> _PROBLEM STATEMENT_
Set down all of the data that follows word for word, without the images.

> _DATA BLOCK_

* Start *

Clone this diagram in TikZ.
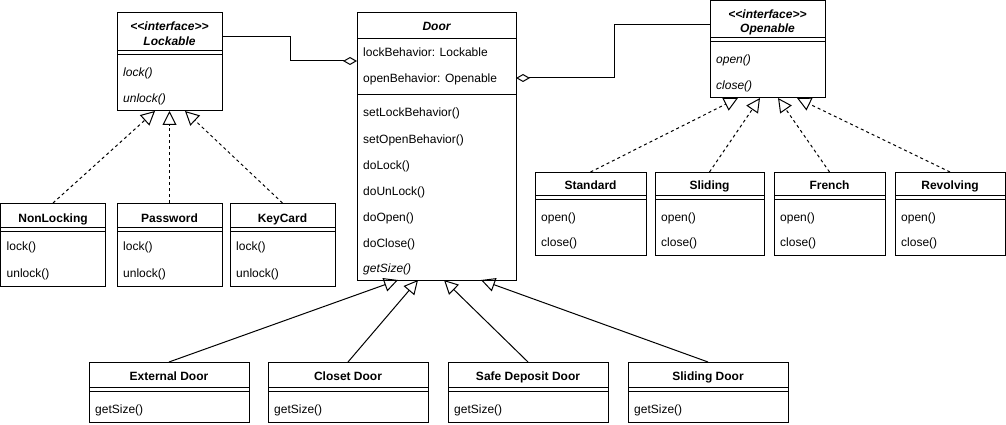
\documentclass[tikz,border=0pt]{standalone}
\usepackage{fontspec}
\setmainfont{Liberation Sans}
\usetikzlibrary{arrows.meta}
\begin{document}
\begin{tikzpicture}[x=1pt,y=-1pt,
  every node/.style={font=\fontsize{12}{14}\selectfont},
  cls/.style={draw, line width=1pt, anchor=north west, inner sep=0pt, outer sep=0pt},
  txt/.style={anchor=west, inner sep=0pt, text height=10.5pt, text depth=2.5pt},
  itxt/.style={txt, font=\fontsize{12}{14}\selectfont\itshape},
  ttl/.style={anchor=center, inner sep=0pt, text height=10.5pt, text depth=2.5pt, font=\fontsize{12}{14}\selectfont\bfseries},
  ittl/.style={ttl, font=\fontsize{12}{14}\selectfont\bfseries\itshape},
  sepline/.style={line width=1pt},
  agg/.style={line width=1pt, {Diamond[open,length=14pt,width=8pt]}-},
  realize/.style={line width=1pt, dash pattern=on 3pt off 3pt, -{Triangle[open,length=14pt,width=14pt]}},
  inherit/.style={line width=1pt, -{Triangle[open,length=14pt,width=14pt]}}
]
\useasboundingbox (0,0) rectangle (1006,425);

% ---------------- Lockable interface
\node[cls, minimum width=105pt, minimum height=98pt] (lockable) at (117,13) {};
\node[ittl] (lockable-st) at (169.5,26.5) {<\kern0pt<interface>\kern0pt>};
\node[ittl] (lockable-t) at (169.5,41.5) {Lockable};
\draw[sepline] ([yshift=-38pt]lockable.north west) -- ([yshift=-38pt]lockable.north east);
\draw[sepline] ([yshift=-42pt]lockable.north west) -- ([yshift=-42pt]lockable.north east);
\node[itxt] (lockable-m1) at (123,72.5) {lock()};
\node[itxt] (lockable-m2) at (123,99) {unlock()};

% ---------------- Door
\node[cls, minimum width=159pt, minimum height=267pt] (door) at (357,13) {};
\node[ittl] (door-t) at (436.5,27) {Door};
\draw[sepline] ([yshift=-26pt]door.north west) -- ([yshift=-26pt]door.north east);
\node[txt] (door-a1) at (363,53) {lockBehavior: Lockable};
\node[txt] (door-a2) at (363,79) {openBehavior: Openable};
\draw[sepline] ([yshift=-82pt]door.north west) -- ([yshift=-82pt]door.north east);
\node[txt] (door-m1) at (363,113) {setLockBehavior()};
\node[txt] (door-m2) at (363,139) {setOpenBehavior()};
\node[txt] (door-m3) at (363,165) {doLock()};
\node[txt] (door-m4) at (363,191) {doUnLock()};
\node[txt] (door-m5) at (363,217) {doOpen()};
\node[txt] (door-m6) at (363,243) {doClose()};
\node[itxt] (door-m7) at (363,268.5) {getSize()};

% ---------------- Openable interface
\node[cls, minimum width=115pt, minimum height=97.5pt] (openable) at (710,0.5) {};
\node[ittl] (openable-st) at (767.5,15) {<\kern0pt<interface>\kern0pt>};
\node[ittl] (openable-t) at (767.5,29) {Openable};
\draw[sepline] ([yshift=-37.5pt]openable.north west) -- ([yshift=-37.5pt]openable.north east);
\draw[sepline] ([yshift=-41.5pt]openable.north west) -- ([yshift=-41.5pt]openable.north east);
\node[itxt] (openable-m1) at (716,60) {open()};
\node[itxt] (openable-m2) at (716,86) {close()};

% ---------------- Lockable implementations
\node[cls, minimum width=105pt, minimum height=83pt] (nonlocking) at (0.5,203) {};
\node[ttl] (nonlocking-t) at (53,218) {NonLocking};
\node[txt] (nonlocking-m1) at (6.5,246) {lock()};
\node[txt] (nonlocking-m2) at (6.5,273) {unlock()};

\node[cls, minimum width=105pt, minimum height=83pt] (password) at (117,203) {};
\node[ttl] (password-t) at (169.5,218) {Password};
\node[txt] (password-m1) at (123,246) {lock()};
\node[txt] (password-m2) at (123,273) {unlock()};

\node[cls, minimum width=105pt, minimum height=83pt] (keycard) at (230,203) {};
\node[ttl] (keycard-t) at (282.5,218) {KeyCard};
\node[txt] (keycard-m1) at (236,246) {lock()};
\node[txt] (keycard-m2) at (236,273) {unlock()};

% ---------------- Openable implementations
\node[cls, minimum width=111pt, minimum height=83pt] (standard) at (535,172) {};
\node[ttl] (standard-t) at (590.5,185) {Standard};
\node[txt] (standard-m1) at (541,217) {open()};
\node[txt] (standard-m2) at (541,242.5) {close()};

\node[cls, minimum width=109pt, minimum height=83pt] (sliding) at (655,172) {};
\node[ttl] (sliding-t) at (709.5,185) {Sliding};
\node[txt] (sliding-m1) at (661,217) {open()};
\node[txt] (sliding-m2) at (661,242.5) {close()};

\node[cls, minimum width=111pt, minimum height=83pt] (french) at (774,172) {};
\node[ttl] (french-t) at (829.5,185) {French};
\node[txt] (french-m1) at (780,217) {open()};
\node[txt] (french-m2) at (780,242.5) {close()};

\node[cls, minimum width=110pt, minimum height=83pt] (revolving) at (895,172) {};
\node[ttl] (revolving-t) at (950,185) {Revolving};
\node[txt] (revolving-m1) at (901,217) {open()};
\node[txt] (revolving-m2) at (901,242.5) {close()};

% ---------------- Door subclasses
\node[cls, minimum width=160pt, minimum height=60pt] (external) at (89,362) {};
\node[ttl] (external-t) at (169,376) {External Door};
\node[txt] (external-m1) at (95,409) {getSize()};

\node[cls, minimum width=160pt, minimum height=60pt] (closet) at (268,362) {};
\node[ttl] (closet-t) at (348,376) {Closet Door};
\node[txt] (closet-m1) at (274,409) {getSize()};

\node[cls, minimum width=160pt, minimum height=60pt] (safe) at (448,362) {};
\node[ttl] (safe-t) at (528,376) {Safe Deposit Door};
\node[txt] (safe-m1) at (454,409) {getSize()};

\node[cls, minimum width=160pt, minimum height=60pt] (slidingdoor) at (628,362) {};
\node[ttl] (slidingdoor-t) at (708,376) {Sliding Door};
\node[txt] (slidingdoor-m1) at (634,409) {getSize()};

% ---------------- double separators under class names
\foreach \n/\a/\b in {nonlocking/24.5/28, password/24.5/28, keycard/24.5/28,
                      standard/23.5/27, sliding/23.5/27, french/23.5/27, revolving/23.5/27,
                      external/25.5/29.5, closet/25.5/29.5, safe/25.5/29.5, slidingdoor/25.5/29.5} {
  \draw[sepline] ([yshift=-\a pt]\n.north west) -- ([yshift=-\a pt]\n.north east);
  \draw[sepline] ([yshift=-\b pt]\n.north west) -- ([yshift=-\b pt]\n.north east);
}

% ---------------- aggregations
\draw[agg] ([yshift=-48pt]door.north west) -- ++(-67,0) |- ([yshift=-24pt]lockable.north east);
\draw[agg] ([yshift=-65pt]door.north east) -- ++(98,0) |- ([yshift=-24.5pt]openable.north west);

% ---------------- realizations
\draw[realize] (nonlocking.north) -- ([xshift=38pt]lockable.south west);
\draw[realize] (password.north) -- (lockable.south);
\draw[realize] (keycard.north) -- ([xshift=68pt]lockable.south west);
\draw[realize] (standard.north) -- ([xshift=28pt]openable.south west);
\draw[realize] (sliding.north) -- ([xshift=50pt]openable.south west);
\draw[realize] (french.north) -- ([xshift=68pt]openable.south west);
\draw[realize] (revolving.north) -- ([xshift=87pt]openable.south west);

% ---------------- generalizations
\draw[inherit] (external.north) -- ([xshift=41pt]door.south west);
\draw[inherit] (closet.north) -- ([xshift=61pt]door.south west);
\draw[inherit] (safe.north) -- ([xshift=87pt]door.south west);
\draw[inherit] (slidingdoor.north) -- ([xshift=124pt]door.south west);
\end{tikzpicture}
\end{document}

* End *

> _RESPONSE FOR THIS EXERCISE_
Clone this diagram in TikZ.
\documentclass[tikz,border=0pt]{standalone}
\usepackage{fontspec}
\setmainfont{Liberation Sans}
\usetikzlibrary{arrows.meta}
\begin{document}
\begin{tikzpicture}[x=1pt,y=-1pt,
  every node/.style={font=\fontsize{12}{14}\selectfont},
  cls/.style={draw, line width=1pt, anchor=north west, inner sep=0pt, outer sep=0pt},
  txt/.style={anchor=west, inner sep=0pt, text height=10.5pt, text depth=2.5pt},
  itxt/.style={txt, font=\fontsize{12}{14}\selectfont\itshape},
  ttl/.style={anchor=center, inner sep=0pt, text height=10.5pt, text depth=2.5pt, font=\fontsize{12}{14}\selectfont\bfseries},
  ittl/.style={ttl, font=\fontsize{12}{14}\selectfont\bfseries\itshape},
  sepline/.style={line width=1pt},
  agg/.style={line width=1pt, {Diamond[open,length=14pt,width=8pt]}-},
  realize/.style={line width=1pt, dash pattern=on 3pt off 3pt, -{Triangle[open,length=14pt,width=14pt]}},
  inherit/.style={line width=1pt, -{Triangle[open,length=14pt,width=14pt]}}
]
\useasboundingbox (0,0) rectangle (1006,425);

% ---------------- Lockable interface
\node[cls, minimum width=105pt, minimum height=98pt] (lockable) at (117,13) {};
\node[ittl] (lockable-st) at (169.5,26.5) {<\kern0pt<interface>\kern0pt>};
\node[ittl] (lockable-t) at (169.5,41.5) {Lockable};
\draw[sepline] ([yshift=-38pt]lockable.north west) -- ([yshift=-38pt]lockable.north east);
\draw[sepline] ([yshift=-42pt]lockable.north west) -- ([yshift=-42pt]lockable.north east);
\node[itxt] (lockable-m1) at (123,72.5) {lock()};
\node[itxt] (lockable-m2) at (123,99) {unlock()};

% ---------------- Door
\node[cls, minimum width=159pt, minimum height=267pt] (door) at (357,13) {};
\node[ittl] (door-t) at (436.5,27) {Door};
\draw[sepline] ([yshift=-26pt]door.north west) -- ([yshift=-26pt]door.north east);
\node[txt] (door-a1) at (363,53) {lockBehavior: Lockable};
\node[txt] (door-a2) at (363,79) {openBehavior: Openable};
\draw[sepline] ([yshift=-82pt]door.north west) -- ([yshift=-82pt]door.north east);
\node[txt] (door-m1) at (363,113) {setLockBehavior()};
\node[txt] (door-m2) at (363,139) {setOpenBehavior()};
\node[txt] (door-m3) at (363,165) {doLock()};
\node[txt] (door-m4) at (363,191) {doUnLock()};
\node[txt] (door-m5) at (363,217) {doOpen()};
\node[txt] (door-m6) at (363,243) {doClose()};
\node[itxt] (door-m7) at (363,268.5) {getSize()};

% ---------------- Openable interface
\node[cls, minimum width=115pt, minimum height=97.5pt] (openable) at (710,0.5) {};
\node[ittl] (openable-st) at (767.5,15) {<\kern0pt<interface>\kern0pt>};
\node[ittl] (openable-t) at (767.5,29) {Openable};
\draw[sepline] ([yshift=-37.5pt]openable.north west) -- ([yshift=-37.5pt]openable.north east);
\draw[sepline] ([yshift=-41.5pt]openable.north west) -- ([yshift=-41.5pt]openable.north east);
\node[itxt] (openable-m1) at (716,60) {open()};
\node[itxt] (openable-m2) at (716,86) {close()};

% ---------------- Lockable implementations
\node[cls, minimum width=105pt, minimum height=83pt] (nonlocking) at (0.5,203) {};
\node[ttl] (nonlocking-t) at (53,218) {NonLocking};
\node[txt] (nonlocking-m1) at (6.5,246) {lock()};
\node[txt] (nonlocking-m2) at (6.5,273) {unlock()};

\node[cls, minimum width=105pt, minimum height=83pt] (password) at (117,203) {};
\node[ttl] (password-t) at (169.5,218) {Password};
\node[txt] (password-m1) at (123,246) {lock()};
\node[txt] (password-m2) at (123,273) {unlock()};

\node[cls, minimum width=105pt, minimum height=83pt] (keycard) at (230,203) {};
\node[ttl] (keycard-t) at (282.5,218) {KeyCard};
\node[txt] (keycard-m1) at (236,246) {lock()};
\node[txt] (keycard-m2) at (236,273) {unlock()};

% ---------------- Openable implementations
\node[cls, minimum width=111pt, minimum height=83pt] (standard) at (535,172) {};
\node[ttl] (standard-t) at (590.5,185) {Standard};
\node[txt] (standard-m1) at (541,217) {open()};
\node[txt] (standard-m2) at (541,242.5) {close()};

\node[cls, minimum width=109pt, minimum height=83pt] (sliding) at (655,172) {};
\node[ttl] (sliding-t) at (709.5,185) {Sliding};
\node[txt] (sliding-m1) at (661,217) {open()};
\node[txt] (sliding-m2) at (661,242.5) {close()};

\node[cls, minimum width=111pt, minimum height=83pt] (french) at (774,172) {};
\node[ttl] (french-t) at (829.5,185) {French};
\node[txt] (french-m1) at (780,217) {open()};
\node[txt] (french-m2) at (780,242.5) {close()};

\node[cls, minimum width=110pt, minimum height=83pt] (revolving) at (895,172) {};
\node[ttl] (revolving-t) at (950,185) {Revolving};
\node[txt] (revolving-m1) at (901,217) {open()};
\node[txt] (revolving-m2) at (901,242.5) {close()};

% ---------------- Door subclasses
\node[cls, minimum width=160pt, minimum height=60pt] (external) at (89,362) {};
\node[ttl] (external-t) at (169,376) {External Door};
\node[txt] (external-m1) at (95,409) {getSize()};

\node[cls, minimum width=160pt, minimum height=60pt] (closet) at (268,362) {};
\node[ttl] (closet-t) at (348,376) {Closet Door};
\node[txt] (closet-m1) at (274,409) {getSize()};

\node[cls, minimum width=160pt, minimum height=60pt] (safe) at (448,362) {};
\node[ttl] (safe-t) at (528,376) {Safe Deposit Door};
\node[txt] (safe-m1) at (454,409) {getSize()};

\node[cls, minimum width=160pt, minimum height=60pt] (slidingdoor) at (628,362) {};
\node[ttl] (slidingdoor-t) at (708,376) {Sliding Door};
\node[txt] (slidingdoor-m1) at (634,409) {getSize()};

% ---------------- double separators under class names
\foreach \n/\a/\b in {nonlocking/24.5/28, password/24.5/28, keycard/24.5/28,
                      standard/23.5/27, sliding/23.5/27, french/23.5/27, revolving/23.5/27,
                      external/25.5/29.5, closet/25.5/29.5, safe/25.5/29.5, slidingdoor/25.5/29.5} {
  \draw[sepline] ([yshift=-\a pt]\n.north west) -- ([yshift=-\a pt]\n.north east);
  \draw[sepline] ([yshift=-\b pt]\n.north west) -- ([yshift=-\b pt]\n.north east);
}

% ---------------- aggregations
\draw[agg] ([yshift=-48pt]door.north west) -- ++(-67,0) |- ([yshift=-24pt]lockable.north east);
\draw[agg] ([yshift=-65pt]door.north east) -- ++(98,0) |- ([yshift=-24.5pt]openable.north west);

% ---------------- realizations
\draw[realize] (nonlocking.north) -- ([xshift=38pt]lockable.south west);
\draw[realize] (password.north) -- (lockable.south);
\draw[realize] (keycard.north) -- ([xshift=68pt]lockable.south west);
\draw[realize] (standard.north) -- ([xshift=28pt]openable.south west);
\draw[realize] (sliding.north) -- ([xshift=50pt]openable.south west);
\draw[realize] (french.north) -- ([xshift=68pt]openable.south west);
\draw[realize] (revolving.north) -- ([xshift=87pt]openable.south west);

% ---------------- generalizations
\draw[inherit] (external.north) -- ([xshift=41pt]door.south west);
\draw[inherit] (closet.north) -- ([xshift=61pt]door.south west);
\draw[inherit] (safe.north) -- ([xshift=87pt]door.south west);
\draw[inherit] (slidingdoor.north) -- ([xshift=124pt]door.south west);
\end{tikzpicture}
\end{document}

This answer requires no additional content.